Google uses similar mechanism in their services ("Client-Side Throttling" from SRE book).

Circuit Breaker

Throttling for outgoing requests to external APIs — Circuit Breaker pattern:

import CircuitBreaker from 'opossum';

const options = {
  timeout: 3000,          // request > 3 sec = fail
  errorThresholdPercentage: 50, // 50% errors → open
  resetTimeout: 30000,    // retry after 30 sec (half-open)
  volumeThreshold: 10,    // minimum 10 requests to calculate
};

const breaker = new CircuitBreaker(callExternalAPI, options);

breaker.on('open', () => logger.warn('Circuit breaker OPEN — external API unavailable'));
breaker.on('halfOpen', () => logger.info('Circuit breaker HALF-OPEN — testing'));
breaker.on('close', () => logger.info('Circuit breaker CLOSE — external API recovered'));

// Fallback when circuit open
breaker.fallback(() => ({ status: 'cached', data: getCachedData() }));

States: Closed (normal) → Open (too many errors, requests not sent) → Half-Open (trial request) → Closed (if successful).

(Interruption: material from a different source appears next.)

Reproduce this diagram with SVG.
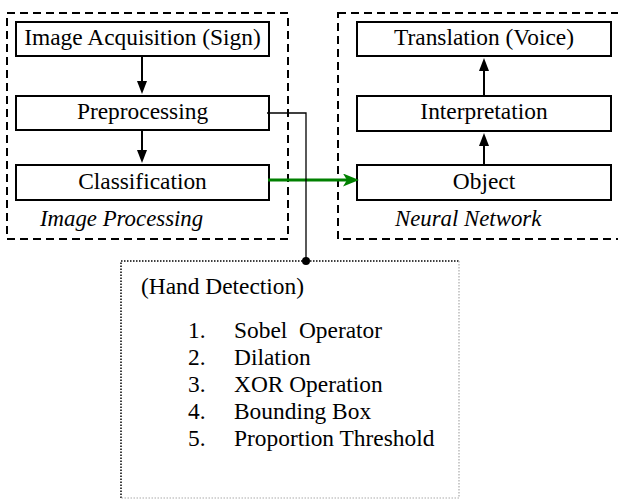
<svg xmlns="http://www.w3.org/2000/svg" width="618" height="502" viewBox="0 0 618 502">
<style>
.grp{fill:none;stroke:#000;stroke-width:2;stroke-dasharray:8 5}
.box{fill:#fff;stroke:#000;stroke-width:2}
text{font-family:'Liberation Serif','Times New Roman',Tinos,Times,'DejaVu Serif',serif;font-size:23.4px;fill:#000}
.c{text-anchor:middle}
.it{font-style:italic;font-size:22.8px}
.arr{fill:none;stroke:#000;stroke-width:2}
.dot{fill:none;stroke:#000;stroke-width:1.5;stroke-dasharray:1.5 1.5}
.dotg{fill:none;stroke:#aaa;stroke-width:1.2;stroke-dasharray:1.5 1.5}
</style>
<defs>
<marker id="ah" markerUnits="userSpaceOnUse" markerWidth="13" markerHeight="10" refX="1" refY="5" orient="auto">
<path d="M0,0 L13,5 L0,10 Z" fill="#000"/>
</marker>
<marker id="gh" markerUnits="userSpaceOnUse" markerWidth="16" markerHeight="13" refX="4" refY="6.5" orient="auto">
<path d="M0,0 L16,6.5 L0,13 L4,6.5 Z" fill="#008000"/>
</marker>
</defs>
<rect width="618" height="502" fill="#fff"/>
<g id="image-processing">
<rect class="grp" x="7" y="13" width="281" height="226"/>
<text class="it" x="40" y="226">Image Processing</text>
</g>
<g id="neural-network">
<rect class="grp" x="338" y="13" width="290" height="226"/>
<text class="it" x="395" y="226">Neural Network</text>
</g>
<g id="acquisition">
<rect class="box" x="16" y="22" width="253" height="34"/>
<text class="c" x="142.5" y="45">Image Acquisition (Sign)</text>
</g>
<g id="preprocessing">
<rect class="box" x="16" y="96" width="253" height="34"/>
<text class="c" x="142.5" y="119">Preprocessing</text>
</g>
<g id="classification">
<rect class="box" x="16" y="165" width="253" height="35"/>
<text class="c" x="142.5" y="189">Classification</text>
</g>
<g id="translation">
<rect class="box" x="357" y="22" width="254" height="34"/>
<text class="c" x="484" y="45">Translation (Voice)</text>
</g>
<g id="interpretation">
<rect class="box" x="357" y="96" width="254" height="35"/>
<text class="c" x="484" y="119">Interpretation</text>
</g>
<g id="object">
<rect class="box" x="357" y="165" width="254" height="35"/>
<text class="c" x="484" y="189">Object</text>
</g>
<g id="hand-detection">
<path class="dot" d="M121,498 V261 H459"/>
<path class="dotg" d="M459,261 V498 H121"/>
<text x="141" y="294">(Hand Detection)</text>
<text x="188" y="338">1.</text><text x="234" y="338" xml:space="preserve">Sobel  Operator</text>
<text x="188" y="365">2.</text><text x="234" y="365">Dilation</text>
<text x="188" y="392">3.</text><text x="234" y="392">XOR Operation</text>
<text x="188" y="419">4.</text><text x="234" y="419">Bounding Box</text>
<text x="188" y="446">5.</text><text x="234" y="446">Proportion Threshold</text>
</g>
<g id="connectors">
<line class="arr" x1="142" y1="57" x2="142" y2="82" marker-end="url(#ah)"/>
<line class="arr" x1="142" y1="131" x2="142" y2="151" marker-end="url(#ah)"/>
<line class="arr" x1="484" y1="164" x2="484" y2="145" marker-end="url(#ah)"/>
<line class="arr" x1="484" y1="95" x2="484" y2="70" marker-end="url(#ah)"/>
<line x1="268" y1="180" x2="347" y2="180" stroke="#008000" stroke-width="3" marker-end="url(#gh)"/>
<path d="M267,113 H306 V261" fill="none" stroke="#000" stroke-width="1.3"/>
<circle cx="306" cy="261" r="4" fill="#000"/>
</g>
</svg>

Throttling Incoming Webhooks

Partners can send thousands of webhooks simultaneously (e.g., on bulk status updates). Correct pattern — accept quickly (202), queue:

// WebhookController.php — immediate response
public function handle(Request $request)
{
    $payload = $request->all();
    $signature = $request->header('X-Signature');

    if (!$this->verifySignature($payload, $signature)) {
        return response()->json(['error' => 'Invalid signature'], 401);
    }

    // Put in queue with throttle
    ProcessWebhook::dispatch($payload)
        ->onQueue('webhooks')
        ->delay(now()); // immediately, but via queue

    return response()->json(['accepted' => true], 202);
}
// config/queue.php — worker limit for webhooks queue
// Horizon:
'webhooks' => [
    'connection' => 'redis',
    'queue' => ['webhooks'],
    'balance' => 'auto',
    'maxProcesses' => 10, // no more than 10 parallel
],

Throttling in Nginx Upstream

upstream backend {
    server app1:3000;
    server app2:3000;

    # Limit concurrent connections to upstream
    keepalive 32;
}

# queue — buffering on overload
location /api/ {
    proxy_pass http://backend;
    proxy_connect_timeout 1s;
    proxy_read_timeout 30s;

    # If backend slow to respond — 503 instead of hanging
    proxy_next_upstream error timeout http_503;
    proxy_next_upstream_tries 2;
}

Monitoring Throttling

Metrics for dashboard:

// Prometheus counters
throttleRejected.inc({ reason: 'queue_full', endpoint: '/api/export' });
throttleDelayed.observe({ endpoint: '/api/export' }, delayMs);
queueDepth.set({ queue: 'reports' }, await queue.count());

Alert: queue depth > 1000 for 5 minutes → Scale up workers or notify on-call.

Timeline

BullMQ with concurrency + rateLimit, circuit breaker for external APIs, webhook queue: 3–5 days. With adaptive throttling, Prometheus metrics, Grafana dashboard and alerts: 1–2 weeks.